KUALA LUMPUR: Malaysian palm oil futures extended declines on Monday, heading for their third straight session of falls, as it weakened in line with overnight losses in soyoil on the Chicago Board of Trade (CBOT).
A stronger ringgit, palm’s currency of trade, also weighed on the tropical oil, said a trader, as this makes the oilseed more expensive for foreign buyers.
The benchmark palm oil contract for January delivery on the Bursa Malaysia Derivatives Exchange was down 0.6 percent at 2,781 ringgit ($664.52) a tonne at the midday break.
Traded volumes stood at 16,195 lots of 25 tonnes each at noon on Monday.
“Palm is down following the overnight soybean oil market, which is looking at market oversupplies,” said a Kuala Lumpur-based futures trader, referring to CBOT soyoil, which witnessed a third session of declines following a US Department of Agriculture (USDA) crop report released last week.
The USDA had raised its corn crop forecast to 14.578 billion bushels, based on an average yield of 175.4 bushels per acre, which would top a record set last year if realised.
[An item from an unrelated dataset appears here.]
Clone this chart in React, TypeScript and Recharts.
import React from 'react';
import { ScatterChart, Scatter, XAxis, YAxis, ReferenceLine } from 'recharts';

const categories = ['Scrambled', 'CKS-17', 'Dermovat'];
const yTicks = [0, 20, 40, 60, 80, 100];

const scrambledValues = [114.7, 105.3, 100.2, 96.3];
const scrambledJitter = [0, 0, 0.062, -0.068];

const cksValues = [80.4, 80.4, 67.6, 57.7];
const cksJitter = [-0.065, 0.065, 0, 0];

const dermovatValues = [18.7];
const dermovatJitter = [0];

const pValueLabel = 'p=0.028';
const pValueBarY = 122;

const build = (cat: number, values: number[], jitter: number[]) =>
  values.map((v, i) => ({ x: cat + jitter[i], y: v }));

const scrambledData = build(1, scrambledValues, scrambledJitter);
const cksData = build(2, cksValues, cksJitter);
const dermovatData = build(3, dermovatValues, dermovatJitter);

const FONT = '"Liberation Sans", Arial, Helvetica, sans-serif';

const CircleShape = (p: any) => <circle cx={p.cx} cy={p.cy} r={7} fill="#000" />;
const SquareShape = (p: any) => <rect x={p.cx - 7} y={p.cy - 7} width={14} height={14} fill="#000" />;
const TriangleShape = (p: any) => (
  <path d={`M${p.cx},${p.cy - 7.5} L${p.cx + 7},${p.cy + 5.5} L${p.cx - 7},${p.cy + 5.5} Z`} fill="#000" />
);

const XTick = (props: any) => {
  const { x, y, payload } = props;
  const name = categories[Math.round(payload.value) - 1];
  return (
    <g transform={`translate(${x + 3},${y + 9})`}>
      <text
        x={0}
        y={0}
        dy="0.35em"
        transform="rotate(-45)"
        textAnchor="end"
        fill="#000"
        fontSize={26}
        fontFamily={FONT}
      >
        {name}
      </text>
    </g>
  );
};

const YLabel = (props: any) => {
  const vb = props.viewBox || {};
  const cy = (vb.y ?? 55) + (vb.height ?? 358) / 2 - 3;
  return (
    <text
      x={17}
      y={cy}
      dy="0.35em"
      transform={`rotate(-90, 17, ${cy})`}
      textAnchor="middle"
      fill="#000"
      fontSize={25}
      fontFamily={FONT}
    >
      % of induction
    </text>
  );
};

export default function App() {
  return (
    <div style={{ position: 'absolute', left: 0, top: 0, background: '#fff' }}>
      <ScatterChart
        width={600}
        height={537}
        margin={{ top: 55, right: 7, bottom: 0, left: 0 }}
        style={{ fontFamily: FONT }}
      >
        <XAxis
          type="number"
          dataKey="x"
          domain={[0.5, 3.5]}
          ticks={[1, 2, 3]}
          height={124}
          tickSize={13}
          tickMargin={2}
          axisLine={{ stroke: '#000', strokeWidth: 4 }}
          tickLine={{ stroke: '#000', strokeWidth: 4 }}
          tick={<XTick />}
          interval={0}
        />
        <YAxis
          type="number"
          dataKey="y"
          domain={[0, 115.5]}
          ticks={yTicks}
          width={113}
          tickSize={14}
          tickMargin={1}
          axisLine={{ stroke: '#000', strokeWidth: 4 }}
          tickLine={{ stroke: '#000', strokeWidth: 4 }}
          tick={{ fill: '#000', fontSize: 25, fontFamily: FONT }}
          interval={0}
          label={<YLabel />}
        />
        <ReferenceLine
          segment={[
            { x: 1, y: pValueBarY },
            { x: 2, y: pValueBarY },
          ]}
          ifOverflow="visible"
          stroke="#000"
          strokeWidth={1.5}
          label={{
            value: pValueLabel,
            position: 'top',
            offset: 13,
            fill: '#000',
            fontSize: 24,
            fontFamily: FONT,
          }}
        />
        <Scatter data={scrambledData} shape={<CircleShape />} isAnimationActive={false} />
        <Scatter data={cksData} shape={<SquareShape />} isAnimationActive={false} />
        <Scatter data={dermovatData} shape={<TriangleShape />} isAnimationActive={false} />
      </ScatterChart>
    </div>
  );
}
The trader added that the stronger ringgit, which hit its strongest in nearly two months on Monday, also weighed on the market. It was last up 0.1 percent at 4.1850 per dollar, its strongest level since Sept. 20.
Palm oil looks neutral in a range of 2,779-2,808 ringgit per tonne, said Wang Tao, a Reuters market analyst for commodities and energy technicals.
In other related edible oils, the December soybean oil contract on the Chicago Board of Trade dropped as much as 0.4 percent, while the January soybean oil contract on the Dalian Commodity Exchange slipped up to 0.7 percent.
The January palm olein contract slightly dipped as much as 0.2 percent.
Palm oil is impacted by other edible oils as they compete for a share of the global vegetable oils market.